* _What you are asked to do_
Output the material below in full, exactly as it is.

* _Dataset section_

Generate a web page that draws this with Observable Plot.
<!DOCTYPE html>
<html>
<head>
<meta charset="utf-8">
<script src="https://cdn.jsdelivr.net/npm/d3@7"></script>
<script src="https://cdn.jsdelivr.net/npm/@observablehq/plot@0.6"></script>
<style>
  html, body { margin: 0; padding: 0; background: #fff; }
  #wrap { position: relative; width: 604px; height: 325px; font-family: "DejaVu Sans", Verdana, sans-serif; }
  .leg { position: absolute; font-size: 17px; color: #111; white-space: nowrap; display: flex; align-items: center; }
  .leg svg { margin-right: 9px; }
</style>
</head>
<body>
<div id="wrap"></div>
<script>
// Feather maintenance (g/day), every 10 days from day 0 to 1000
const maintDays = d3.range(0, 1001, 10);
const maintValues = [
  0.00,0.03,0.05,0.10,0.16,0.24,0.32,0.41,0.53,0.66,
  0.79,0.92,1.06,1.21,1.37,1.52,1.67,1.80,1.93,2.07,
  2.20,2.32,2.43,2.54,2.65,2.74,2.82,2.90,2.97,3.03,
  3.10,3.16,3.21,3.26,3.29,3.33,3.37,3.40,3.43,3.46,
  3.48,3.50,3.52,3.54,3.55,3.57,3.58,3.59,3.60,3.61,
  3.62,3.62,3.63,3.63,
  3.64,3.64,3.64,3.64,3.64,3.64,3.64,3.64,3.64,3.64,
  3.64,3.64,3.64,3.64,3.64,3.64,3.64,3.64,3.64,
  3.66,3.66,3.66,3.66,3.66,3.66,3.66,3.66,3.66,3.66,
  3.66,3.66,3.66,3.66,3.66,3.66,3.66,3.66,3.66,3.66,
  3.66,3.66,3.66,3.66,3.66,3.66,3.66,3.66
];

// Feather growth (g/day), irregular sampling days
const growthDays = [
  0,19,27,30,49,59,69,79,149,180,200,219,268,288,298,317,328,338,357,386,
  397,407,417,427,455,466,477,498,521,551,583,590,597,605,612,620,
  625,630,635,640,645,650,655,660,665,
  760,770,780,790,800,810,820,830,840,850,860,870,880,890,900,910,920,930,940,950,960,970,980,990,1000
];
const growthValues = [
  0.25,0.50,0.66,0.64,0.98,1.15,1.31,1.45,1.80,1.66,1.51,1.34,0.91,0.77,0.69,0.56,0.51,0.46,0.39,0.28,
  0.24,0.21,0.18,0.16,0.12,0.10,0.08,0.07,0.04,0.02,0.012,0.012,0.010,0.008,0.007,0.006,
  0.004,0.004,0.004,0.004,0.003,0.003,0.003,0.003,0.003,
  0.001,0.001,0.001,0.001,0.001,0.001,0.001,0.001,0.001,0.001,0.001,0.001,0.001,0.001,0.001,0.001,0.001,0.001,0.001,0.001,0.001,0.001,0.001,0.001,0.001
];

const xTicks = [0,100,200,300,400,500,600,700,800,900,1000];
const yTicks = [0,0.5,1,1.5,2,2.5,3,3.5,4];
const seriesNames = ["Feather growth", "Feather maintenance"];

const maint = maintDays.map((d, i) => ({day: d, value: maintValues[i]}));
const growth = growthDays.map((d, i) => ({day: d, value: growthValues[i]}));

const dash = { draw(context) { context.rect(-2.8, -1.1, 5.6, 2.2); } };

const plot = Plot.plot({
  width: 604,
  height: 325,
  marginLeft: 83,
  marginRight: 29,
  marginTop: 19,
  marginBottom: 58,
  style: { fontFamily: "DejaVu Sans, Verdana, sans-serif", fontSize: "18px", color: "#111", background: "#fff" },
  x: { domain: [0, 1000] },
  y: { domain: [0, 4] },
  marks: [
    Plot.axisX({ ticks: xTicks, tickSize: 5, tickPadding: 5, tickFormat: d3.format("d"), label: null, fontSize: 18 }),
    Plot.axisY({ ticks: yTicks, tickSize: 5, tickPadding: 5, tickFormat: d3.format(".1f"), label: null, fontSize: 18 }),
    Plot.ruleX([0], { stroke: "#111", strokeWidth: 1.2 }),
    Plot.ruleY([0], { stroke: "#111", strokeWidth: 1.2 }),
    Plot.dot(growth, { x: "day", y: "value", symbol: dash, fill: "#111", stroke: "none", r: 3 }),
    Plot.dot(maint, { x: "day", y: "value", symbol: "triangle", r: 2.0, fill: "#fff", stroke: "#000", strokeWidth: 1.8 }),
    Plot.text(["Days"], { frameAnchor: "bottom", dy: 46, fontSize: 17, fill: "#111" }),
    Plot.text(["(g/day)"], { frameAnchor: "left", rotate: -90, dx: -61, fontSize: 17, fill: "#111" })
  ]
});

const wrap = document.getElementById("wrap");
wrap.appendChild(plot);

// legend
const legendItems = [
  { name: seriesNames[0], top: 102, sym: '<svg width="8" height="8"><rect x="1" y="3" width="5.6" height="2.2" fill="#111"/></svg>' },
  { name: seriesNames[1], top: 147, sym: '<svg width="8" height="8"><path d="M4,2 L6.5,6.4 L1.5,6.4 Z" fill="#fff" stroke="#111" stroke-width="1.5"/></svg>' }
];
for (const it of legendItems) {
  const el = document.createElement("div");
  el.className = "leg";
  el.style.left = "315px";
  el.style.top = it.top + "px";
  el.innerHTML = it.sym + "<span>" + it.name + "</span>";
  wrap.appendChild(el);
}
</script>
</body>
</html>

* _Complete output_
Generate a web page that draws this with Observable Plot.
<!DOCTYPE html>
<html>
<head>
<meta charset="utf-8">
<script src="https://cdn.jsdelivr.net/npm/d3@7"></script>
<script src="https://cdn.jsdelivr.net/npm/@observablehq/plot@0.6"></script>
<style>
  html, body { margin: 0; padding: 0; background: #fff; }
  #wrap { position: relative; width: 604px; height: 325px; font-family: "DejaVu Sans", Verdana, sans-serif; }
  .leg { position: absolute; font-size: 17px; color: #111; white-space: nowrap; display: flex; align-items: center; }
  .leg svg { margin-right: 9px; }
</style>
</head>
<body>
<div id="wrap"></div>
<script>
// Feather maintenance (g/day), every 10 days from day 0 to 1000
const maintDays = d3.range(0, 1001, 10);
const maintValues = [
  0.00,0.03,0.05,0.10,0.16,0.24,0.32,0.41,0.53,0.66,
  0.79,0.92,1.06,1.21,1.37,1.52,1.67,1.80,1.93,2.07,
  2.20,2.32,2.43,2.54,2.65,2.74,2.82,2.90,2.97,3.03,
  3.10,3.16,3.21,3.26,3.29,3.33,3.37,3.40,3.43,3.46,
  3.48,3.50,3.52,3.54,3.55,3.57,3.58,3.59,3.60,3.61,
  3.62,3.62,3.63,3.63,
  3.64,3.64,3.64,3.64,3.64,3.64,3.64,3.64,3.64,3.64,
  3.64,3.64,3.64,3.64,3.64,3.64,3.64,3.64,3.64,
  3.66,3.66,3.66,3.66,3.66,3.66,3.66,3.66,3.66,3.66,
  3.66,3.66,3.66,3.66,3.66,3.66,3.66,3.66,3.66,3.66,
  3.66,3.66,3.66,3.66,3.66,3.66,3.66,3.66
];

// Feather growth (g/day), irregular sampling days
const growthDays = [
  0,19,27,30,49,59,69,79,149,180,200,219,268,288,298,317,328,338,357,386,
  397,407,417,427,455,466,477,498,521,551,583,590,597,605,612,620,
  625,630,635,640,645,650,655,660,665,
  760,770,780,790,800,810,820,830,840,850,860,870,880,890,900,910,920,930,940,950,960,970,980,990,1000
];
const growthValues = [
  0.25,0.50,0.66,0.64,0.98,1.15,1.31,1.45,1.80,1.66,1.51,1.34,0.91,0.77,0.69,0.56,0.51,0.46,0.39,0.28,
  0.24,0.21,0.18,0.16,0.12,0.10,0.08,0.07,0.04,0.02,0.012,0.012,0.010,0.008,0.007,0.006,
  0.004,0.004,0.004,0.004,0.003,0.003,0.003,0.003,0.003,
  0.001,0.001,0.001,0.001,0.001,0.001,0.001,0.001,0.001,0.001,0.001,0.001,0.001,0.001,0.001,0.001,0.001,0.001,0.001,0.001,0.001,0.001,0.001,0.001,0.001
];

const xTicks = [0,100,200,300,400,500,600,700,800,900,1000];
const yTicks = [0,0.5,1,1.5,2,2.5,3,3.5,4];
const seriesNames = ["Feather growth", "Feather maintenance"];

const maint = maintDays.map((d, i) => ({day: d, value: maintValues[i]}));
const growth = growthDays.map((d, i) => ({day: d, value: growthValues[i]}));

const dash = { draw(context) { context.rect(-2.8, -1.1, 5.6, 2.2); } };

const plot = Plot.plot({
  width: 604,
  height: 325,
  marginLeft: 83,
  marginRight: 29,
  marginTop: 19,
  marginBottom: 58,
  style: { fontFamily: "DejaVu Sans, Verdana, sans-serif", fontSize: "18px", color: "#111", background: "#fff" },
  x: { domain: [0, 1000] },
  y: { domain: [0, 4] },
  marks: [
    Plot.axisX({ ticks: xTicks, tickSize: 5, tickPadding: 5, tickFormat: d3.format("d"), label: null, fontSize: 18 }),
    Plot.axisY({ ticks: yTicks, tickSize: 5, tickPadding: 5, tickFormat: d3.format(".1f"), label: null, fontSize: 18 }),
    Plot.ruleX([0], { stroke: "#111", strokeWidth: 1.2 }),
    Plot.ruleY([0], { stroke: "#111", strokeWidth: 1.2 }),
    Plot.dot(growth, { x: "day", y: "value", symbol: dash, fill: "#111", stroke: "none", r: 3 }),
    Plot.dot(maint, { x: "day", y: "value", symbol: "triangle", r: 2.0, fill: "#fff", stroke: "#000", strokeWidth: 1.8 }),
    Plot.text(["Days"], { frameAnchor: "bottom", dy: 46, fontSize: 17, fill: "#111" }),
    Plot.text(["(g/day)"], { frameAnchor: "left", rotate: -90, dx: -61, fontSize: 17, fill: "#111" })
  ]
});

const wrap = document.getElementById("wrap");
wrap.appendChild(plot);

// legend
const legendItems = [
  { name: seriesNames[0], top: 102, sym: '<svg width="8" height="8"><rect x="1" y="3" width="5.6" height="2.2" fill="#111"/></svg>' },
  { name: seriesNames[1], top: 147, sym: '<svg width="8" height="8"><path d="M4,2 L6.5,6.4 L1.5,6.4 Z" fill="#fff" stroke="#111" stroke-width="1.5"/></svg>' }
];
for (const it of legendItems) {
  const el = document.createElement("div");
  el.className = "leg";
  el.style.left = "315px";
  el.style.top = it.top + "px";
  el.innerHTML = it.sym + "<span>" + it.name + "</span>";
  wrap.appendChild(el);
}
</script>
</body>
</html>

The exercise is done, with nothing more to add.